- Born: July 13, 1974 (age 51) Boston, Massachusetts, United States
- Occupations: Film producer, photographer

= Ethan Vogt =

American filmmaker, photographer and artist

Ethan Vogt (born July 13, 1974, in Boston Massachusetts) is an American filmmaker, photographer, visual artist and festival producer.

==Profile==
He is the son of Eric E. and Susan (née Smith) Vogt and the grandson of Evon Z. Vogt.

Vogt studied photography and filmmaking as an undergraduate at Harvard University where he met the writer/director Andrew Bujalski in an introductory film class. Vogt would later produce Bujalski's feature films, Funny Ha Ha (2003), Mutual Appreciation (2005) and Beeswax (2009).{https://www.imdb.com/name/nm0901074/} Funny Ha Ha is considered the first "mumblecore" film and was recognized as one of the 10 most culturally, commercially or technologically important, consequential or groundbreaking films of 2000–9" by A.O. Scott, a chief film critic in the New York Times.

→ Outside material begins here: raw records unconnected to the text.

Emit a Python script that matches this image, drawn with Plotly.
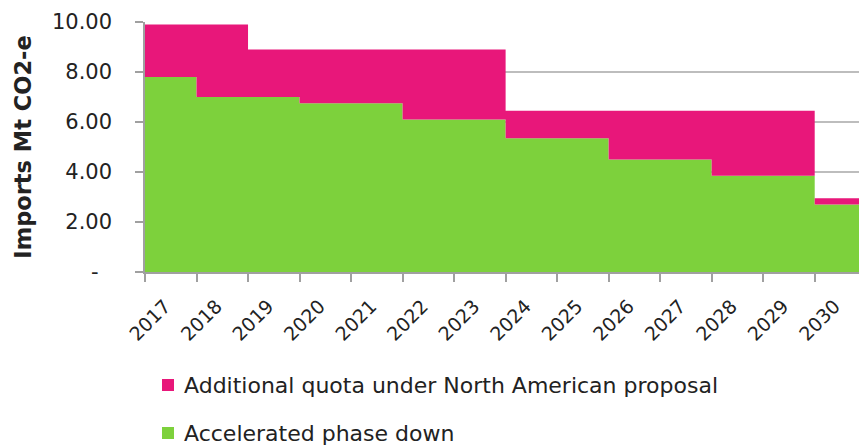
import plotly.graph_objects as go

years = [2017, 2018, 2019, 2020, 2021, 2022, 2023, 2024, 2025, 2026, 2027, 2028, 2029, 2030]
accelerated = [7.8, 7.0, 7.0, 6.75, 6.75, 6.1, 6.1, 5.35, 5.35, 4.5, 4.5, 3.85, 3.85, 2.7]
additional = [2.1, 2.9, 1.9, 2.15, 2.15, 2.8, 2.8, 1.1, 1.1, 1.95, 1.95, 2.6, 2.6, 0.25]
series_names = ["Additional quota under North American proposal", "Accelerated phase down"]
tick_labels = [str(y) for y in years]
yticks = [0, 2, 4, 6, 8, 10]
ytick_labels = ["-\u00a0\u00a0", "2.00", "4.00", "6.00", "8.00", "10.00"]

GREEN = "#7DD13C"
PINK = "#E8177A"
TEXT = "#222222"
FONT = "DejaVu Sans, Verdana, sans-serif"

W, H = 859, 445
ML, MR, MT, MB = 145, 0, 22, 173
PW, PH = W - ML - MR, H - MT - MB

# step edges: each year's value runs until the next year
x_edges = years + [years[-1] + 1]
green_vals = accelerated + [accelerated[-1]]
total = [a + b for a, b in zip(accelerated, additional)]
total_vals = total + [total[-1]]

fig = go.Figure()
fig.add_trace(go.Scatter(
    x=x_edges, y=green_vals, mode="lines", line=dict(shape="hv", width=0, color=GREEN),
    fill="tozeroy", fillcolor=GREEN, name=series_names[1], showlegend=False,
))
fig.add_trace(go.Scatter(
    x=x_edges, y=total_vals, mode="lines", line=dict(shape="hv", width=0, color=PINK),
    fill="tonexty", fillcolor=PINK, name=series_names[0], showlegend=False,
))


def px_to_paper(px, py):
    return (px - ML) / PW, (H - MB - py) / PH


# manual legend (square swatch + label), positioned in pixels
legend_rows = [(series_names[0], PINK, 385), (series_names[1], GREEN, 433)]
for name, color, cy in legend_rows:
    x0, y0 = px_to_paper(162, cy - 6)
    x1, y1 = px_to_paper(174, cy + 6)
    fig.add_shape(type="rect", xref="paper", yref="paper", x0=x0, x1=x1, y0=y0, y1=y1,
                  fillcolor=color, line=dict(width=0))
    tx, ty = px_to_paper(182, cy)
    fig.add_annotation(xref="paper", yref="paper", x=tx, y=ty, xanchor="left", yanchor="middle",
                       text=name, showarrow=False,
                       font=dict(family=FONT, size=22, color=TEXT))

fig.update_layout(
    template="none",
    width=W, height=H,
    margin=dict(l=ML, r=MR, t=MT, b=MB, pad=0),
    plot_bgcolor="white", paper_bgcolor="white",
    font=dict(family=FONT, size=20, color=TEXT),
    showlegend=False,
    xaxis=dict(
        automargin=False,
        range=[2017, 2030.86], tickmode="array", tickvals=years, ticktext=tick_labels,
        tickangle=-45, ticks="outside", ticklen=8, tickcolor="#A0A0A0", tickwidth=1.5,
        ticklabelshift=20, ticklabelstandoff=6,
        showline=True, linecolor="#A0A0A0", linewidth=1.5, showgrid=False,
        zeroline=False, tickfont=dict(family=FONT, size=19, color=TEXT),
    ),
    yaxis=dict(
        automargin=False,
        range=[0, 10], tickmode="array", tickvals=yticks, ticktext=ytick_labels,
        ticks="outside", ticklen=8, tickcolor="#A0A0A0", tickwidth=1.5,
        ticklabelstandoff=19,
        showline=True, linecolor="#A0A0A0", linewidth=1.5,
        showgrid=True, gridcolor="#BDBDBD", gridwidth=1.5, zeroline=False,
        tickfont=dict(family=FONT, size=21, color=TEXT),
        title=dict(text="<b>Imports Mt CO2-e</b>", standoff=14,
                   font=dict(family=FONT, size=22.5, color=TEXT)),
    ),
)

fig.write_html(
    "out.html",
    config={"displayModeBar": False},
    post_script="document.body.style.margin='0';document.body.style.overflow='hidden';",
)
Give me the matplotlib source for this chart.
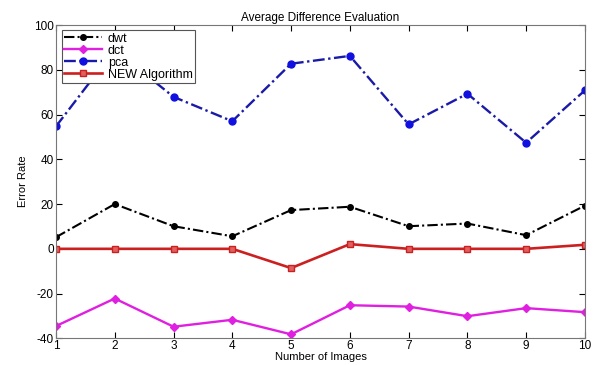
import matplotlib
matplotlib.use("Agg")
import matplotlib.pyplot as plt

plt.rcParams["font.family"] = ["Liberation Sans", "DejaVu Sans"]
plt.rcParams["axes.unicode_minus"] = False

images = [1, 2, 3, 4, 5, 6, 7, 8, 9, 10]
dwt = [5.2, 20.0, 10.1, 5.6, 17.3, 18.8, 10.1, 11.3, 6.1, 19.3]
dct = [-34.5, -22.2, -34.8, -31.7, -38.2, -25.2, -25.8, -30.1, -26.5, -28.3]
pca = [54.7, 89.0, 67.9, 57.0, 82.7, 86.2, 55.6, 69.3, 47.4, 70.8]
new_alg = [0, 0, 0, 0, -8.6, 2.1, 0, 0, 0, 1.8]

fig = plt.figure(figsize=(5.93, 3.65), dpi=100)
ax = fig.add_axes([0.0944, 0.073, 0.892, 0.8585])

dashdot = (5, 1.5, 1, 1.5)
ax.plot(images, dwt, color="black", linestyle=(0, dashdot), linewidth=1.5, marker="o",
        markersize=4, markerfacecolor="black", label="dwt")
ax.plot(images, dct, color="#e020e0", linestyle="-", linewidth=1.7, marker="D",
        markersize=4.5, label="dct")
ax.plot(images, pca, color="#1a1aa8", linestyle=(0, dashdot), linewidth=1.7, marker="o",
        markersize=5, markerfacecolor="#1010e0", markeredgecolor="#1010e0", label="pca")
ax.plot(images, new_alg, color="#cc2020", linestyle="-", linewidth=1.9, marker="s",
        markersize=5, markerfacecolor="#e06060", label="NEW Algorithm")

ax.set_xlim(1, 10)
ax.set_ylim(-40, 100)
ax.set_xticks(images)
ax.set_yticks(range(-40, 101, 20))
ax.tick_params(direction="in", top=True, right=True, labelsize=8.5, length=4, pad=1.5)
for s in ax.spines.values():
    s.set_color("#777777")
    s.set_linewidth(0.8)

ax.set_title("Average Difference Evaluation", fontsize=8.5, pad=3)
ax.set_xlabel("Number of Images", fontsize=8, labelpad=0)
ax.set_ylabel("Error Rate", fontsize=8, labelpad=4)

leg = ax.legend(loc="upper left", fontsize=9, handlelength=3.0, borderpad=0.2,
                labelspacing=0.0, handletextpad=0.5, fancybox=False, framealpha=1,
                bbox_to_anchor=(-0.001, 1.003))
leg.get_frame().set_edgecolor("#555555")
leg.get_frame().set_linewidth(0.8)

fig.savefig("out.png", dpi=100)
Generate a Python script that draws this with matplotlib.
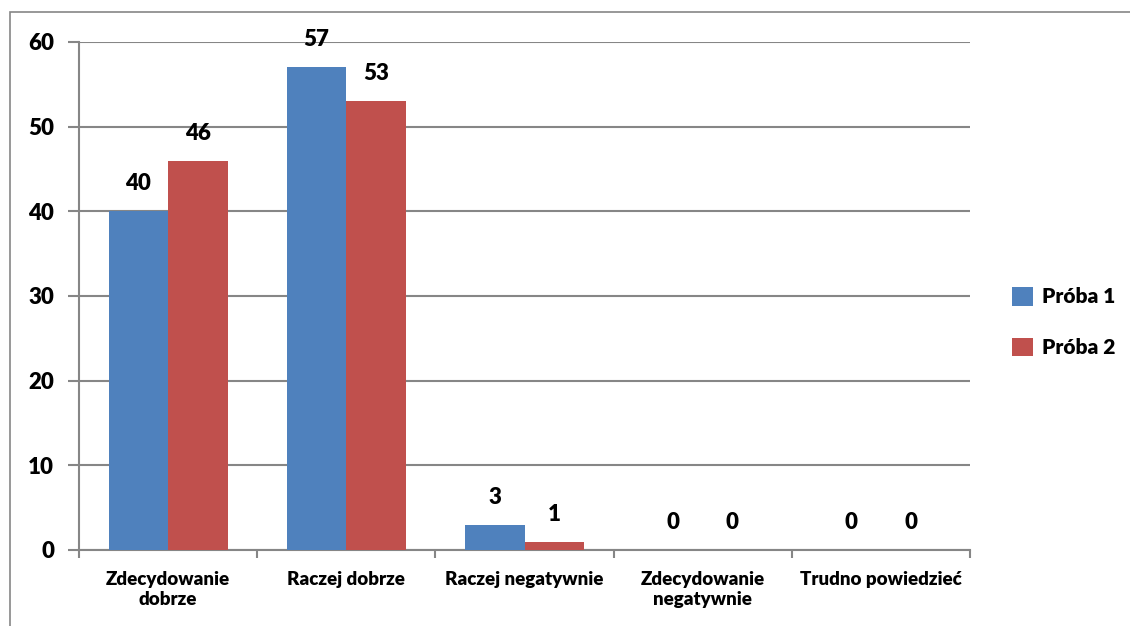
import numpy as np
from matplotlib import pyplot as plt
from matplotlib.patches import Rectangle

plt.rcParams['font.family'] = ['Lato', 'DejaVu Sans']
plt.rcParams['font.weight'] = 'heavy'

categories = ['Zdecydowanie\ndobrze', 'Raczej dobrze', 'Raczej negatywnie',
              'Zdecydowanie\nnegatywnie', 'Trudno powiedzieć']
proba1 = [40, 57, 3, 0, 0]
proba2 = [46, 53, 1, 0, 0]
series_names = ['Próba 1', 'Próba 2']
yticks = [0, 10, 20, 30, 40, 50, 60]

BLUE = '#4F81BD'
RED = '#C0504D'
GRID = '#868686'
WT = 'heavy'

fig = plt.figure(figsize=(11.3, 6.26), dpi=100)
W, H = 1130, 626

# outer chart frame (runs off the right and bottom edge)
fig.patches.append(Rectangle((10 / W, -0.1), 1.2, (626 - 12) / H + 0.1,
                             transform=fig.transFigure, fill=False,
                             edgecolor=GRID, linewidth=1.2))

ax = fig.add_axes([79 / W, (626 - 550) / H, (970 - 79) / W, (550 - 42) / H])

x = np.arange(len(categories))
w = 1 / 3
b1 = ax.bar(x - w / 2, proba1, w, color=BLUE, label=series_names[0], zorder=3)
b2 = ax.bar(x + w / 2, proba2, w, color=RED, label=series_names[1], zorder=3)

for bars, vals in ((b1, proba1), (b2, proba2)):
    for r, v in zip(bars, vals):
        ax.text(r.get_x() + r.get_width() / 2, v + 2.0, str(v),
                ha='center', va='bottom', fontsize=16, fontweight=WT)

ax.set_xlim(-0.5, len(categories) - 0.5)
ax.set_ylim(0, 60)
ax.set_yticks(yticks)
ax.set_yticklabels([str(t) for t in yticks], fontsize=16, fontweight=WT)
ax.yaxis.grid(True, color=GRID, linewidth=1.5, zorder=0)
ax.tick_params(axis='y', direction='out', length=8, width=1.5, color=GRID, pad=10)

ax.set_xticks(np.arange(len(categories) + 1) - 0.5, minor=False)
ax.set_xticklabels([''] * (len(categories) + 1))
ax.tick_params(axis='x', direction='out', length=6, width=1.5, color=GRID)
ax.set_xticks(x, minor=True)
ax.set_xticklabels(categories, minor=True, fontsize=13.5, fontweight=WT,
                   linespacing=1.25)
ax.tick_params(axis='x', which='minor', length=0, pad=15)

for s in ('top', 'right'):
    ax.spines[s].set_visible(False)
for s in ('left', 'bottom'):
    ax.spines[s].set_color(GRID)
    ax.spines[s].set_linewidth(1.5)

ax.legend(loc='center left', bbox_to_anchor=(1012 / W, (626 - 322) / H),
          bbox_transform=fig.transFigure, frameon=False, borderpad=0,
          borderaxespad=0, handlelength=1.0, handleheight=1.0,
          handletextpad=0.45, labelspacing=1.5,
          prop={'weight': WT, 'size': 15})

plt.savefig('out.png', dpi=100)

In 2005 when studying at NYU, Vogt wrote and directed "Game: On" a commercial for Volvo North America cited as one of the first commercial projects to combine live-action filmmaking with machinima. It was awarded Best Picture and Best Commercial Machinima in the 2005 Machinima Film Festival and recognized for "Distinctive Merit" in the 84th Annual Art Director Club Awards. The short's production process was featured in an article by Clive Thompson in the New York Times Magazine "The Xbox Auteurs", and the book Machinima: Making Animated Movies in 3D Virtual Environments. Vogt 's real-time video sets with live music "Live Projections Volume One" premiered at the Marfa Film Festival in 2010.{https://www.marfafilmfestival.com/2010-program}

On October 2, 2010, Vogt produced Bring to Light a free public nighttime festival of light, sound and projection art in Greenpoint, Brooklyn which was the first Nuit Blanche event in New York City.